Vodafone fortune looks all set to turn around in India. The Indian arm of Vodafone Group Plc, the world's largest private mobile-phone company, has recorded profits for the first time. In the recent years, it has faced a flurry of issues in India including the tax payment to Indian authorities, difference with partner Essar and dipping margins in the fastest growing telecom market in the world.
Vodafone Essar posted a 134% jump in operating profit to £15 mn for the 12 months ended March '11. For the corresponding period last year the loss was £37 mn. Not only the profits have improved but operating-free cash flow has touched an all time high of £433 mn for the 12 months ended March'11. Sales have jumped 16% during the period to £3,855 mn. Revenues for the three months ended March '11 were up 17.2% to £988 mn compared with the quarter ended March '10.
EBIDTA (Earnings before interest, tax, depreciation and amortization) were up by 15.1% to £985 mn for the year ended March '11, driven by the increase in customer base and economies of scale, which absorbed pricing and cost pressures, the company said.
Vodafone had a very sensible approach to doing business in the BRIC countries. As part of its strategy it has been slimming down its portfolio in some geographical domains, and recent stake sell in China and Japan are example of this. India has figured prominently into Vodafone’s operation with 80% of the 12.9 mn customers added globally being in India during the three months ended March '11.
Vodafone entered India in 2007 when it acquired an economic interest of 67% in the asset from Hutchison for $11.1 bn. Post this; Vodafone has invested an additional $7 bn in its Indian operations. Recently Vodafone announced to buy the Essar share by paying $ 5 bn in cash to acquire one-third stake in its Indian JV ending months of conflict between the two partners.
Vodafone also plans to list its Indian operations by the year-end, if the company wins the $2.6 bn tax case over its $11.2 bn purchase of Hutchison Telecom's operations here in 2007. India's apex court is slated to hear Vodafone's appeal challenging the jurisdiction of the income tax department to impose capital gains tax on its 2007 deal in July 19, 2011.
The company has been topping the customer addition charts for the last two months, finished 2011 fiscal with 135 mn customers and had established clear leadership in attracting customers via the mobile number portability route. Early analytics show that Vodafone has been benefitted most by mobile number portability.

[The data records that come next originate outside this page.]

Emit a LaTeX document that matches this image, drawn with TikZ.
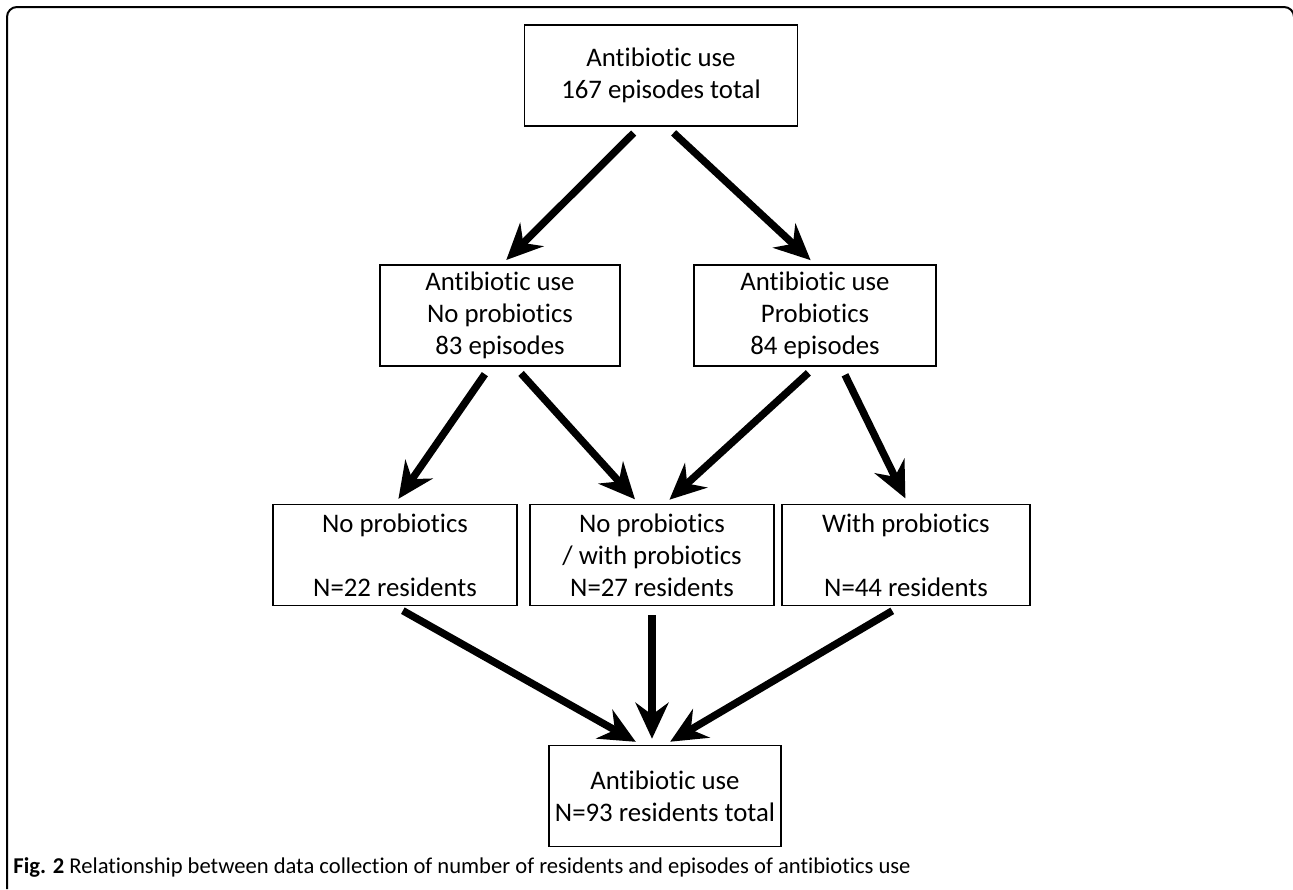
\documentclass[tikz,border=0pt]{standalone}
\usepackage{fontspec}
\setmainfont{Carlito}[Ligatures=NoCommon]
\usetikzlibrary{arrows.meta}

\begin{document}
\begin{tikzpicture}[x=0.5pt, y=-0.5pt,
  box/.style={draw, line width=0.75pt, align=center, inner sep=0pt,
    minimum width=#1, minimum height=50.5pt,
    font=\fontsize{13.4}{16}\selectfont},
  box/.default=121pt,
  arr/.style={line width=3.7pt, -{Stealth[length=18pt, width=16.5pt, inset=6pt]},
    shorten <=4.5pt, shorten >=3pt}]

\useasboundingbox (0,0) rectangle (1293,889);

% Frame
\draw[line width=1pt, rounded corners=5pt] (7,889) -- (7,7) -- (1294,7) -- (1294,30);

% Top box
\node[box=136.5pt] (use) at (661,75.5) {Antibiotic use\\167 episodes total};

% Second row
\node[box=120pt] (nopro) at (500,315.5) {Antibiotic use\\No probiotics\\83 episodes};
\node[box=121pt] (pro) at (815,315.5) {Antibiotic use\\Probiotics\\84 episodes};

% Third row
\node[box=122pt] (none) at (395,555) {No probiotics\\\mbox{}\\N=22 residents};
\node[box=122pt] (mixed) at (652,555) {No probiotics\\/ with probiotics\\N=27 residents};
\node[box=124pt] (with) at (906,555) {With probiotics\\\mbox{}\\N=44 residents};

% Bottom box
\node[box=116pt] (total) at (665,796) {Antibiotic use\\N=93 residents total};

% Arrows
\draw[arr] ([xshift=-10.5pt]use.south) -- ([xshift=1pt]nopro.north);
\draw[arr] ([xshift=3pt]use.south) -- (pro.north);

\draw[arr] ([xshift=-5pt]nopro.south) -- (none.north);
\draw[arr] ([xshift=7.5pt]nopro.south) -- ([xshift=-6.5pt]mixed.north);
\draw[arr] ([xshift=0pt]pro.south) -- ([xshift=6.5pt]mixed.north);
\draw[arr] ([xshift=13pt]pro.south) -- ([xshift=1pt]with.north);

\draw[arr] (none.south) -- ([xshift=-12pt]total.north);
\draw[arr] (mixed.south) -- ([xshift=-6.5pt]total.north);
\draw[arr] ([xshift=-3pt]with.south) -- ([xshift=0pt]total.north);

% Caption
\node[anchor=west, inner sep=0pt, font=\fontsize{11.3}{13}\selectfont] (cap) at (13,867)
  {\textbf{Fig. 2} Relationship between data collection of number of residents and episodes of antibiotics use};

\end{tikzpicture}
\end{document}
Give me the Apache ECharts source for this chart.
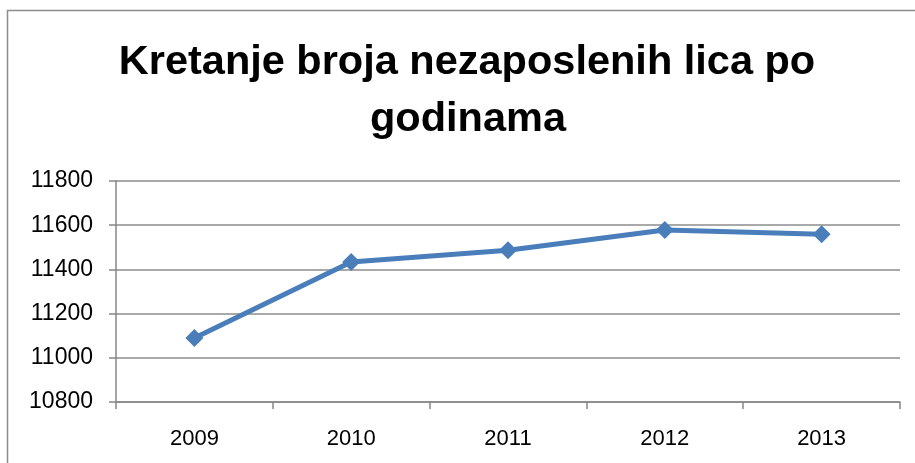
<!DOCTYPE html>
<html>
<head>
<meta charset="utf-8">
<script src="https://cdn.jsdelivr.net/npm/echarts@6/dist/echarts.min.js"></script>
<style>
  html, body { margin: 0; padding: 0; background: #fff; }
  #main { width: 915px; height: 463px; }
</style>
</head>
<body>
<div id="main"></div>
<script>
const years = ['2009', '2010', '2011', '2012', '2013']
const unemployed = [11090, 11433, 11487, 11578, 11559]
const titleLines = ['Kretanje broja nezaposlenih lica po', 'godinama']

const chart = echarts.init(document.getElementById('main'))
const labelFont = '"Liberation Sans", Arial, sans-serif'

chart.setOption({
    animation: false,
    graphic: [
        {
            type: 'rect', silent: true,
            shape: { x: 7.5, y: 10.5, width: 950, height: 500 },
            style: { fill: 'none', stroke: '#8c8c8c', lineWidth: 1.5 }
        },
        {
            type: 'text', x: 467, y: 63,
            style: { text: titleLines[0], font: 'bold 41.5px ' + labelFont, fill: '#000', align: 'center', verticalAlign: 'middle' }
        },
        {
            type: 'text', x: 468, y: 120,
            style: { text: titleLines[1], font: 'bold 41.5px ' + labelFont, fill: '#000', align: 'center', verticalAlign: 'middle' }
        }
    ],
    grid: { left: 116, right: 15, top: 181, bottom: 61 },
    xAxis: {
        type: 'category',
        data: years,
        boundaryGap: true,
        axisLine: { lineStyle: { color: '#868686', width: 1.5 } },
        axisTick: { show: true, length: 7, lineStyle: { color: '#868686', width: 1.5 } },
        axisLabel: { color: '#000', fontSize: 22, fontFamily: labelFont, margin: 26 }
    },
    yAxis: {
        type: 'value',
        min: 10800,
        max: 11800,
        interval: 200,
        axisLine: { show: true, lineStyle: { color: '#868686', width: 1.5 } },
        axisTick: { show: true, length: 7, lineStyle: { color: '#868686', width: 1.5 } },
        axisLabel: { color: '#000', fontSize: 23, fontFamily: labelFont, margin: 23, formatter: v => String(v) },
        splitLine: { lineStyle: { color: '#8c8c8c', width: 1.5 } }
    },
    series: [{
        type: 'line',
        data: unemployed,
        symbol: 'diamond',
        symbolSize: 18,
        lineStyle: { color: '#4a7ebb', width: 5 },
        itemStyle: { color: '#4a7ebb' }
    }]
})
</script>
</body>
</html>
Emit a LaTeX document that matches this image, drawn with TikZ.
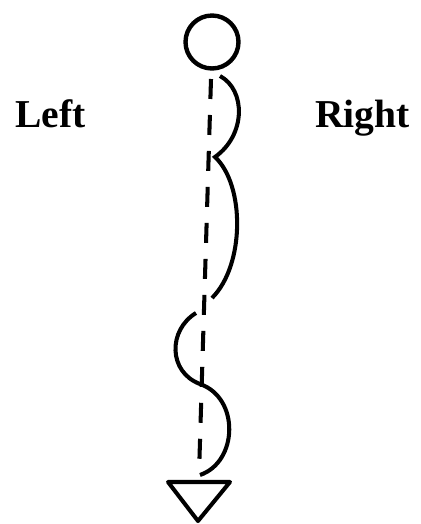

Last year Vodafone's Indian arm had faced the heat with tariff war impacting the profit. While announcing its financials for year-ended March 10, Vodafone said it had cut the value of its Indian arm by $3.2 bn (Rs 14,600 cr) because of a price war triggered by stiff competition and future payments for spectrum.
While its India performance was upbeat, the British mobile phone giant's annual net profits slid by almost 8% on account of on a huge impairment charge in debt-ravaged nations across southern Europe.
Despite the turnaround in Indian operation, the challenges are multi fold for Vodafone. The decision on tax payment in Hutch deal is going to decide the fate of further investment by the company in India.
Vodafone’s performance in India also signals the need for UK companies to broad base their operation in India. Earlier Standard Chartered also posted its one of the best profits in India ever. The time has come for UK companies to realize that they need to expand their foothold in emerging markets quickly to leverage the existent growth momentum.